As I stood in line waiting to enter Isaac Hayes' Friday night show, I noticed that a woman resembling "Mama" was engaged in an intense conversation with Bobby Rush's dopppelganger. (Best video ever, by the way.) I had to listen in. The woman had been comped her ticket, but she had no idea who Hayes was, and she was starting to get a little nervous about the composition of the audience. "Well," the Bobby Rush guy explained, "Isaac Hayes is kind of like Barry White." That didn't help "Mama," and I don't know if she liked the show. I did; my review is here. And as much as I also love Barry White's hits, orchestral soul doesn't get much better than White Gold, the 1974 release by his primary side project.

Back when Kansas City had a handful of outstanding record stores, Saul Tucker was one of the characters who made them great. I hadn't seen him for well over a year, but he popped up ESPN on Saturday.

Kansas City Click: Mr. Garth Brooks begins his extended run at the Sprint Center tonight.

Friday, November 02, 2007

Warren Zevon- Heartache Spoken Here

No more words.

I was disappointed the only time I saw Warren Zevon perform. The man seemed halfhearted and combative during the 1990 club show. The following year he released Mr. Bad Example. I wasn't especially impressed with it, either, but it does contain this fine slice of honky tonk. The guest vocalist is instantly recognizable.

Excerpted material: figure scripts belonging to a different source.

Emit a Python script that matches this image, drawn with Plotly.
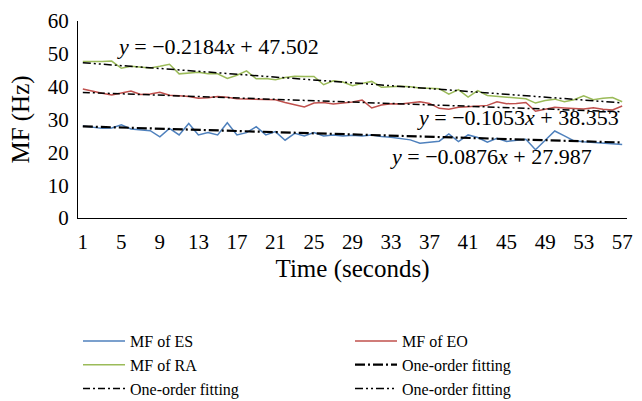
import plotly.graph_objects as go

# time axis (seconds) and median frequency of each muscle
time_s = list(range(1, 58))

mf_es = [28.0, 27.7, 27.3, 27.4, 28.4, 27.1, 26.8, 26.6, 24.7, 27.3,
         25.3, 28.8, 25.3, 26.0, 25.3, 29.0, 25.3, 26.0, 27.8, 25.3,
         26.3, 23.7, 25.8, 25.0, 26.0, 25.0, 25.3, 25.0, 25.2, 25.0,
         25.3, 24.8, 24.6, 24.3, 23.8, 22.8, 23.0, 23.4, 25.6, 23.3,
         25.3, 24.5, 23.1, 24.3, 23.3, 23.6, 24.0, 20.8, 23.5, 26.5,
         25.0, 23.5, 23.2, 23.0, 22.9, 22.7, 22.4]

mf_eo = [39.3, 38.6, 38.0, 37.5, 38.2, 38.7, 37.6, 37.8, 38.3, 37.4,
         37.2, 37.0, 36.5, 36.6, 37.0, 36.8, 36.3, 36.2, 36.3, 36.1,
         36.0, 35.2, 34.6, 33.8, 35.0, 35.2, 34.7, 35.0, 35.3, 35.9,
         33.5, 34.4, 34.8, 34.7, 35.0, 35.4, 34.9, 33.4, 33.1, 33.7,
         33.9, 34.0, 34.3, 35.4, 34.8, 34.9, 35.2, 32.5, 33.2, 33.7,
         33.5, 33.4, 33.2, 33.6, 33.1, 32.9, 34.1]

mf_ra = [47.7, 47.6, 47.7, 47.8, 45.6, 46.2, 46.0, 45.7, 46.2, 46.8,
         43.9, 44.2, 44.4, 43.9, 43.9, 42.5, 43.5, 44.8, 42.4, 42.5,
         42.1, 42.8, 43.2, 43.1, 43.1, 40.6, 41.8, 41.4, 40.3, 41.0,
         41.6, 39.8, 40.0, 40.1, 40.0, 39.6, 39.5, 39.4, 37.7, 39.1,
         36.8, 38.8, 37.3, 37.0, 36.8, 36.6, 36.3, 35.0, 35.8, 36.2,
         35.4, 36.0, 37.2, 36.0, 36.5, 36.7, 35.4]

# one-order fitting coefficients shown on the chart
fit_slope = {'ES': -0.0876, 'EO': -0.1053, 'RA': -0.2184}
fit_intercept = {'ES': 27.987, 'EO': 38.353, 'RA': 47.502}

x_ticks = list(range(1, 58, 4))
y_ticks = [0, 10, 20, 30, 40, 50, 60]

FONT = "Liberation Serif"

fig = go.Figure()

series = [
    ('MF of ES', mf_es, '#4F81BD'),
    ('MF of EO', mf_eo, '#C0504D'),
    ('MF of RA', mf_ra, '#9BBB59'),
]
for name, vals, color in series:
    fig.add_trace(go.Scatter(x=time_s, y=vals, mode='lines', name=name,
                             line=dict(color=color, width=1.5)))

fit_styles = [
    ('ES', dict(color='black', width=2.2, dash='10px,3px,2px,3px')),
    ('EO', dict(color='black', width=1.5, dash='7px,3px,2px,3px')),
    ('RA', dict(color='black', width=1.5, dash='8px,3px,2px,3px,2px,3px')),
]
for key, style in fit_styles:
    fit_y = [fit_slope[key] * t + fit_intercept[key] for t in time_s]
    fig.add_trace(go.Scatter(x=time_s, y=fit_y, mode='lines',
                             name='One-order fitting', line=style))


def eq_text(slope, icpt):
    return "<i>y</i> = \u2212%.4f<i>x</i> + %.3f" % (abs(slope), icpt)


eq_pos = {'RA': (15.0, 52.2), 'EO': (46.2, 30.5), 'ES': (43.4, 18.8)}
for key, (ex, ey) in eq_pos.items():
    fig.add_annotation(x=ex, y=ey, text=eq_text(fit_slope[key], fit_intercept[key]),
                       showarrow=False, font=dict(family=FONT, size=22, color='black'))

fig.update_layout(
    width=642, height=401,
    margin=dict(l=78, r=15, t=21, b=183, autoexpand=False),
    plot_bgcolor='white', paper_bgcolor='white',
    font=dict(family=FONT, size=21, color='black'),
    showlegend=True,
    legend=dict(orientation='h', x=0.0, xanchor='left', y=-0.538, yanchor='top',
                entrywidth=215, entrywidthmode='pixels', itemwidth=42,
                font=dict(family=FONT, size=16), tracegroupgap=0,
                traceorder='normal'),
    xaxis=dict(range=[0.5, 57.5], tickvals=x_ticks, showgrid=False, zeroline=False,
               showline=True, linecolor='black', linewidth=1.2, ticks='',
               ticklabelstandoff=5,
               title=dict(text='Time (seconds)', standoff=6)),
    yaxis=dict(range=[0, 60], tickvals=y_ticks, showgrid=False, zeroline=False,
               showline=True, linecolor='black', linewidth=1.2, ticks='',
               ticklabelstandoff=4,
               title=dict(text='MF (Hz)', standoff=10)),
)

fig.write_html("out.html", config={'displayModeBar': False},
               post_script="document.body.style.margin='0';")
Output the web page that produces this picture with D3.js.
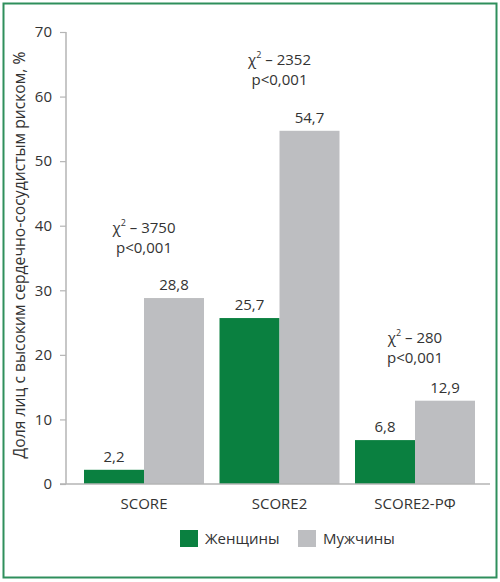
<!DOCTYPE html>
<html><head><meta charset="utf-8">
<script src="https://cdn.jsdelivr.net/npm/d3@7"></script>
<style>html,body{margin:0;padding:0;background:#fff;}svg{display:block;font-family:"Open Sans",sans-serif;}</style>
</head><body>
<svg id="c" width="500" height="582"></svg>
<script>
const categories = ["SCORE", "SCORE2", "SCORE2-РФ"];
const seriesNames = ["Женщины", "Мужчины"];
const women = [2.2, 25.7, 6.8];
const men = [28.8, 54.7, 12.9];
const chiValues = ["3750", "2352", "280"];
const pValues = ["p<0,001", "p<0,001", "p<0,001"];
const chiLevels = [38.9, 64.9, 21.8];
const yTicks = [0, 10, 20, 30, 40, 50, 60, 70];
const yTitle = "Доля лиц с высоким сердечно-сосудистым риском, %";

const colors = ["#0a8040", "#bdbec1"];
const textColor = "#333";
const svg = d3.select("#c");

svg.append("rect").attr("x", 3.5).attr("y", 3.5).attr("width", 493).attr("height", 574)
  .attr("fill", "#fff").attr("stroke", "#2f8f5c").attr("stroke-width", 2);

const y = d3.scaleLinear().domain([0, 70]).range([484, 32]);
const x = d3.scaleBand().domain(categories).range([84, 475]).paddingInner(15.5/135.5).paddingOuter(0);
const xs = d3.scaleBand().domain(seriesNames).range([0, x.bandwidth()]).padding(0);

// y axis
const yAxis = svg.append("g").attr("transform", "translate(66,0)")
  .call(d3.axisLeft(y).tickValues(yTicks).tickSize(6).tickPadding(8).tickFormat(d3.format("d")));
yAxis.select(".domain").attr("stroke", "#b5b5b5").attr("stroke-width", 1.5).attr("d", "M0,32V484");
yAxis.selectAll(".tick line").attr("stroke", "#b5b5b5").attr("stroke-width", 1.2);
yAxis.selectAll(".tick text").attr("font-size", 15).attr("fill", textColor).attr("font-family", "Open Sans");

// bars
const data = categories.map((c, i) => ({cat: c, vals: [women[i], men[i]]}));
const groups = svg.append("g").selectAll("g").data(data).join("g")
  .attr("transform", d => `translate(${x(d.cat)},0)`);
groups.selectAll("rect").data(d => d.vals.map((v, j) => ({v, s: seriesNames[j], j}))).join("rect")
  .attr("x", d => xs(d.s)).attr("width", xs.bandwidth())
  .attr("y", d => y(d.v)).attr("height", d => y(0) - y(d.v))
  .attr("fill", d => colors[d.j]);
groups.selectAll("text.val").data(d => d.vals.map((v, j) => ({v, s: seriesNames[j]}))).join("text")
  .attr("class", "val")
  .attr("x", d => xs(d.s) + xs.bandwidth()/2).attr("y", d => y(d.v) - 8)
  .attr("text-anchor", "middle").attr("font-size", 15).attr("fill", textColor)
  .text(d => String(d.v).replace(".", ","));

// x axis
const xAxis = svg.append("g").attr("transform", "translate(0,484)")
  .call(d3.axisBottom(x).tickSize(0).tickPadding(14));
xAxis.select(".domain").attr("stroke", "#b5b5b5").attr("stroke-width", 1.5).attr("d", "M60,0H490");
xAxis.selectAll(".tick text").attr("font-size", 15).attr("fill", textColor).attr("font-family", "Open Sans");

// chi annotations
categories.forEach((c, i) => {
  const cx = x(c) + x.bandwidth()/2;
  const t = svg.append("text").attr("x", cx).attr("y", y(chiLevels[i]))
    .attr("text-anchor", "middle").attr("font-size", 15).attr("fill", textColor);
  t.append("tspan").text("χ");
  t.append("tspan").attr("font-size", 9).attr("dy", -7).text("2");
  t.append("tspan").attr("dy", 7).text(" – " + chiValues[i]);
  svg.append("text").attr("x", cx).attr("y", y(chiLevels[i]) + 20)
    .attr("text-anchor", "middle").attr("font-size", 15).attr("fill", textColor).text(pValues[i]);
});

// y title
svg.append("text").attr("transform", "translate(25,255) rotate(-90)")
  .attr("text-anchor", "middle").attr("font-size", 15.7).attr("fill", textColor).text(yTitle);

// legend
const legX = [180, 298];
const leg = svg.append("g").selectAll("g").data(seriesNames).join("g")
  .attr("transform", (d, i) => `translate(${legX[i]},530)`);
leg.append("rect").attr("width", 18).attr("height", 17).attr("fill", (d, i) => colors[i]);
leg.append("text").attr("x", 25).attr("y", 14).attr("font-size", 15).attr("fill", textColor).text(d => d);
</script>
</body></html>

Crazy Horse. The Band. Billy Preston. Bonnie Raitt. It's almost impossible not to toss out comparisons when discussing Grace Potter and the Nocturnals. I caught their live show for the first time last night. Their opening set for Gov't Mule was so soulful that not a single Warren Haynes guitar geek threw a bottle at them. Even though Potter and her band are shamelessly derivative, they somehow manage to find new ways to make 1971 sound fresh and invigorating.

"My Drank N My 2 Step" is on repeat inside my noggin. Please send help.

Kansas City Click: Isaac Hayes is at the VooDoo tonight.

The Pitch has a nice piece about the Colt 45 reunion show Saturday at Knuckleheads.

Jay Reatard and the Pink Socks get sloppy at the Record Bar Sunday.

Thursday, November 01, 2007

Peter Green- Honeymoon Blues

Peter Green- The Honeymoon Is Over

A great deal of publicity accompanied the publication of Eric Clapton's autobiography last month. Not to diminish any of Clapton's accomplishments or personal tragedies, but the saga of another British blues guitarist is even more harrowing. Peter Green's brilliant rock star days and recent happy resurgence are encapsulated by two videos. Get past Hefner's idiocy at the Playboy Mansion to see the cracks in Green's psyche becoming visible. And lately Green is playing impressive but somewhat unspectacular trad blues. His 1998 tribute to Robert Johnson is typical.

I don't know why the cool kid music bloggers aren't losing their minds for Fourth of July. The Lawrence, KS, band offer outstanding post-Pavement melodic jangle and impeccable hipster cred. They can be sweet and goofy. Tim Finn wrote a profile of band member Adrianne Verhoeven for today's Star.

Kansas City Click: Grace Potter and the Nocturnals open for Gov't Mule tonight at the VooDoo.